• To be done
Find the lines with the string "this" and return them.

━━━ Data lines ━━━

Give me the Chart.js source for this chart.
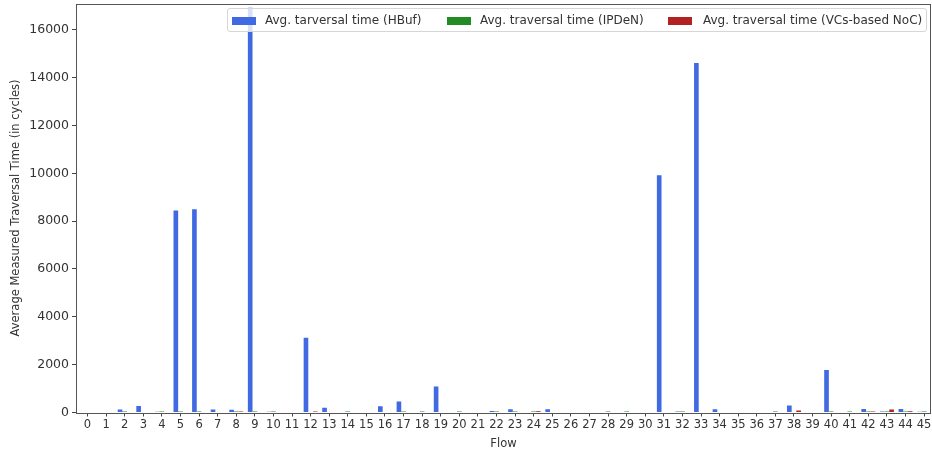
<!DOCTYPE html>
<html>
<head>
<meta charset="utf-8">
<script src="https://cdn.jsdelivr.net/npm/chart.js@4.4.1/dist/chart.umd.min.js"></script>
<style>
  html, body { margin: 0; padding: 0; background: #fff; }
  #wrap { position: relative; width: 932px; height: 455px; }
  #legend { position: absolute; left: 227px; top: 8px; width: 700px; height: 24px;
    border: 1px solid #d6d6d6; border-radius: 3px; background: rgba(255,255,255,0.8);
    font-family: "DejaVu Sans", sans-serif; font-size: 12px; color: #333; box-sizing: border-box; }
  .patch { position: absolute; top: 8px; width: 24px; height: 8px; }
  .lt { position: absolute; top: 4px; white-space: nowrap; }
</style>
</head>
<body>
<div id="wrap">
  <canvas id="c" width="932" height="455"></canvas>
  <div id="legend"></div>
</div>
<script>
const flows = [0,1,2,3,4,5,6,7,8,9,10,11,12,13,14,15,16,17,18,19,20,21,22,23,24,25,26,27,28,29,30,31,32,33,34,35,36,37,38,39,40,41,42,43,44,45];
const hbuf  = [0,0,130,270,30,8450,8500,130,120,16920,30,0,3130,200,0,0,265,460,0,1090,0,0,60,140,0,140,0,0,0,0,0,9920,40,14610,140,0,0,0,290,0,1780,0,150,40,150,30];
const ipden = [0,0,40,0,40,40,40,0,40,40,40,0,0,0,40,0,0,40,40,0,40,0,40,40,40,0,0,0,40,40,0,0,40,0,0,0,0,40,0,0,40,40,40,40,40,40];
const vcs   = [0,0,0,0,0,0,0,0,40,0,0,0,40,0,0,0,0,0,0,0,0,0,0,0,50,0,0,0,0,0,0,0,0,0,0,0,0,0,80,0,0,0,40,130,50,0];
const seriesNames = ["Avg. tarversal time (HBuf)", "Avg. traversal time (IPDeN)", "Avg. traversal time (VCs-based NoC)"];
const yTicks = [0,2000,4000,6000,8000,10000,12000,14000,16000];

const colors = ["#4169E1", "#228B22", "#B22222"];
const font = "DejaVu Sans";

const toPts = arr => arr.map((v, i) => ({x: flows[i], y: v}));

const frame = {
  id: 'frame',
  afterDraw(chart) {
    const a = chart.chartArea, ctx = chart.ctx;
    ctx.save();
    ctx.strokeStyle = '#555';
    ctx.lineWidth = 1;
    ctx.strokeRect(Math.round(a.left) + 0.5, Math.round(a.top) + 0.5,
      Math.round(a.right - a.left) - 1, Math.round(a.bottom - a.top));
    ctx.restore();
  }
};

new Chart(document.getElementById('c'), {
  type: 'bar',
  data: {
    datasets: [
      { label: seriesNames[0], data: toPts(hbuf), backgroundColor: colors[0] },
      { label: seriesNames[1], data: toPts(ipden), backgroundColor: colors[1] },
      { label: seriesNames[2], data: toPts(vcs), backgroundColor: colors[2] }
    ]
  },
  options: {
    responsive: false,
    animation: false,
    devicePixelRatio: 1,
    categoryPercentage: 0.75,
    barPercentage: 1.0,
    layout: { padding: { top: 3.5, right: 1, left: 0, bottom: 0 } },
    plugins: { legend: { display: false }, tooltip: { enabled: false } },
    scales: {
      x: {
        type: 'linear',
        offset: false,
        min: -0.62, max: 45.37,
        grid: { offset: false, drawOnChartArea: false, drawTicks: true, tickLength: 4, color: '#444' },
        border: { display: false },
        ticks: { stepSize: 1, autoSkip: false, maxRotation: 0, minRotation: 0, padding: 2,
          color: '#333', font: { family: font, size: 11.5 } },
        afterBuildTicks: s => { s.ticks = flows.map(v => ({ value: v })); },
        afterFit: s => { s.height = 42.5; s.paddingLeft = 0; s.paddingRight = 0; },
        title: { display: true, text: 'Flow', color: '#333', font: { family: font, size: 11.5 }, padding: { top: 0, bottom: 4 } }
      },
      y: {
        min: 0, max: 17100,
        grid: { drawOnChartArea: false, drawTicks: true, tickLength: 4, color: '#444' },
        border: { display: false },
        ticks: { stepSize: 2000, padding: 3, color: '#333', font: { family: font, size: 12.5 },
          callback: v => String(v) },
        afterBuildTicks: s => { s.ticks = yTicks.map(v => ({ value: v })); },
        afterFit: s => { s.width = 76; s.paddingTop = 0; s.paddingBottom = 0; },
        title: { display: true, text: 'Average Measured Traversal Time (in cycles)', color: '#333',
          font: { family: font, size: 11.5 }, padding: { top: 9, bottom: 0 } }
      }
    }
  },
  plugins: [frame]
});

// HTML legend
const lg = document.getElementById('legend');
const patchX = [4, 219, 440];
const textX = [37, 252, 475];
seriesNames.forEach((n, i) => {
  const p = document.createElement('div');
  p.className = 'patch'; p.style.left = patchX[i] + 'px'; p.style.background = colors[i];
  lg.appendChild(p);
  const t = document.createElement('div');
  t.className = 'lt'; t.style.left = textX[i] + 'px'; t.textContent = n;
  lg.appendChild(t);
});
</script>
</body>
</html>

━━━
━━━ Data lines ━━━

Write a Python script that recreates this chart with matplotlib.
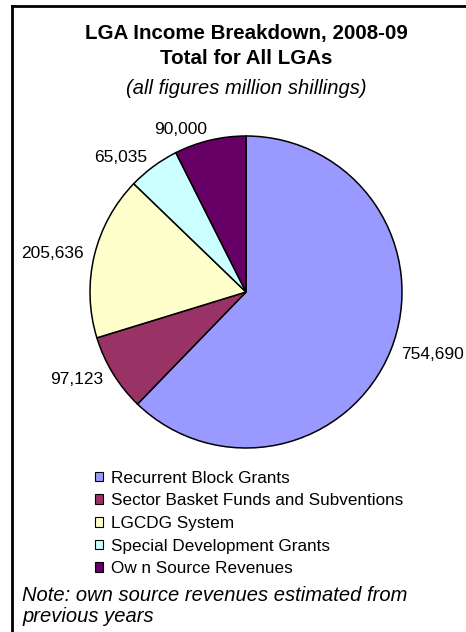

━━━
━━━ Data lines ━━━

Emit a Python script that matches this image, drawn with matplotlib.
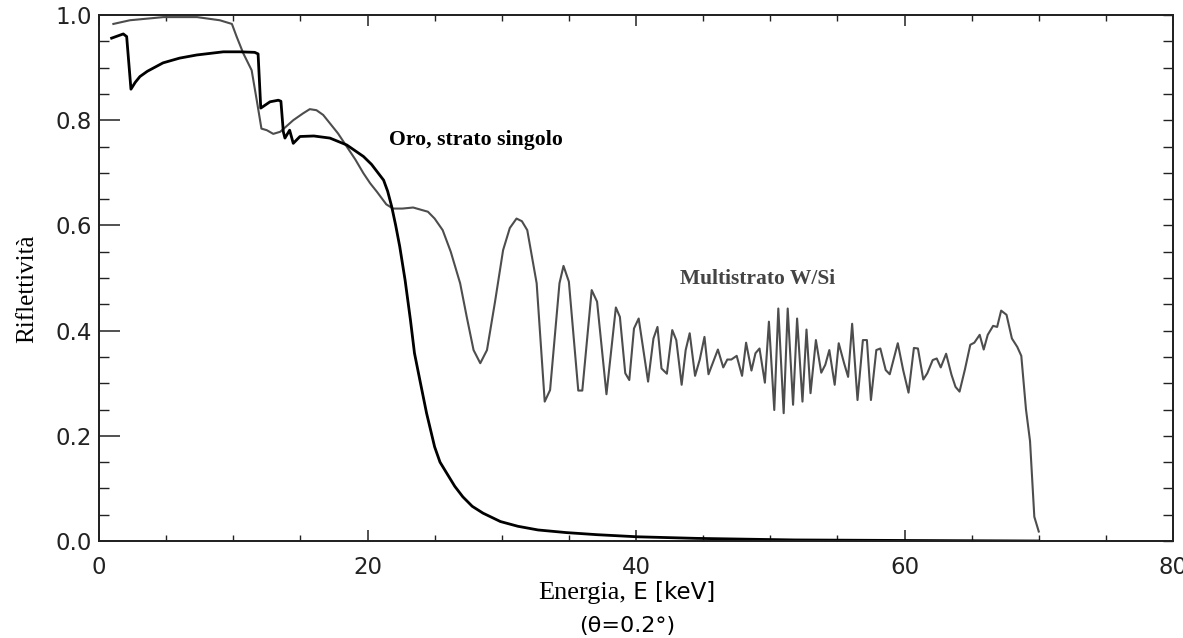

━━━

• Exercise result
Give me the Chart.js source for this chart.
Write a Python script that recreates this chart with matplotlib.
Emit a Python script that matches this image, drawn with matplotlib.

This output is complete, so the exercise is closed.